NADIM試験とは、局所進行性(ステージIIIA)非小細胞肺がん患者(N=46人)に対して21日を1サイクルとしてオプジーボ360mg+パクリタキセル200mg/m2+カルボプラチン6AUC併用療法を3サイクル投与し、術後化学療法として2週ごとにオプジーボ240mg単剤療法を4ヵ月、4週ごとにオプジーボ480mg単剤療法を8ヵ月投与し、主要評価項目として24ヵ月無増悪生存率(PFS)、副次評価項目として安全性などを検証した多施設共同シングルアームの第2相試験である。
非小細胞肺がんは局所進行性の段階でほとんどの患者が末期に該当する。しかしながら、局所進行性段階であっても治癒する可能性がある。以上の背景より、切除可能局所進行性(ステージIIIA)非小細胞肺がん患者に対する術前化学療法としての抗PD-1抗体薬オプジーボの上乗せ効果を検証する目的で本試験が開始された。
本試験のフォローアップ期間中央値24.0ヵ月時点における結果は下記の通りである。
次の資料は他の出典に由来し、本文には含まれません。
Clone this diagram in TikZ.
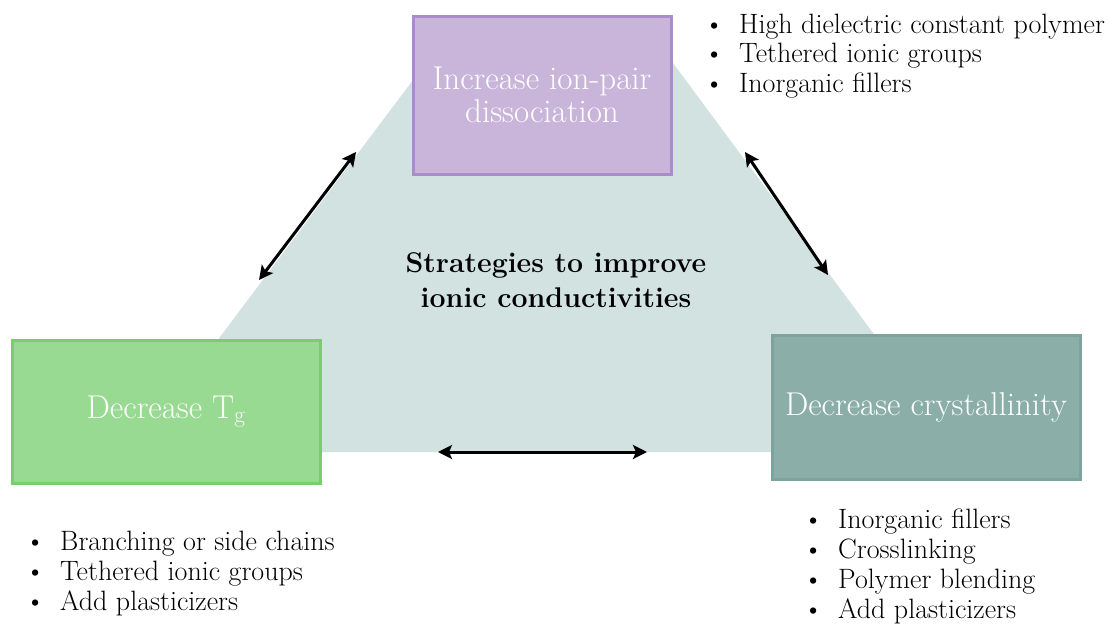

主要評価項目である24ヵ月無増悪生存率(PFS)は77.1%(95%信頼区間:59.9%-87.7%)を示した。
一方の安全性として、術前化学療法後の全グレードの治療関連有害事象(TRAE)発症率は93%(N=43人)、グレード3以上の治療関連有害事象(TRAE)発症率は30%(N=14人)を示した。なお、治療関連有害事象(TRAE)による手術遅延、死亡は1人の患者でも確認されなかった。最も多くの患者で確認されたグレード3以上の治療関連有害事象(TRAE)はリパーゼ増加7%(N=3人)、発熱性好中球減少症7%(N=3人)であった。
NADIM試験の結果よりMariano Provencio氏らは「切除可能局所進行性(ステージIIIA)非小細胞肺がん患者に対する術前化学療法に対する抗PD-1抗体薬オプジーボの上乗せ効果が本試験より確認されました。本治療は、切除可能局所進行性非小細胞肺がんによる死亡リスクを軽減させる可能性が示唆されました」と結論を述べている。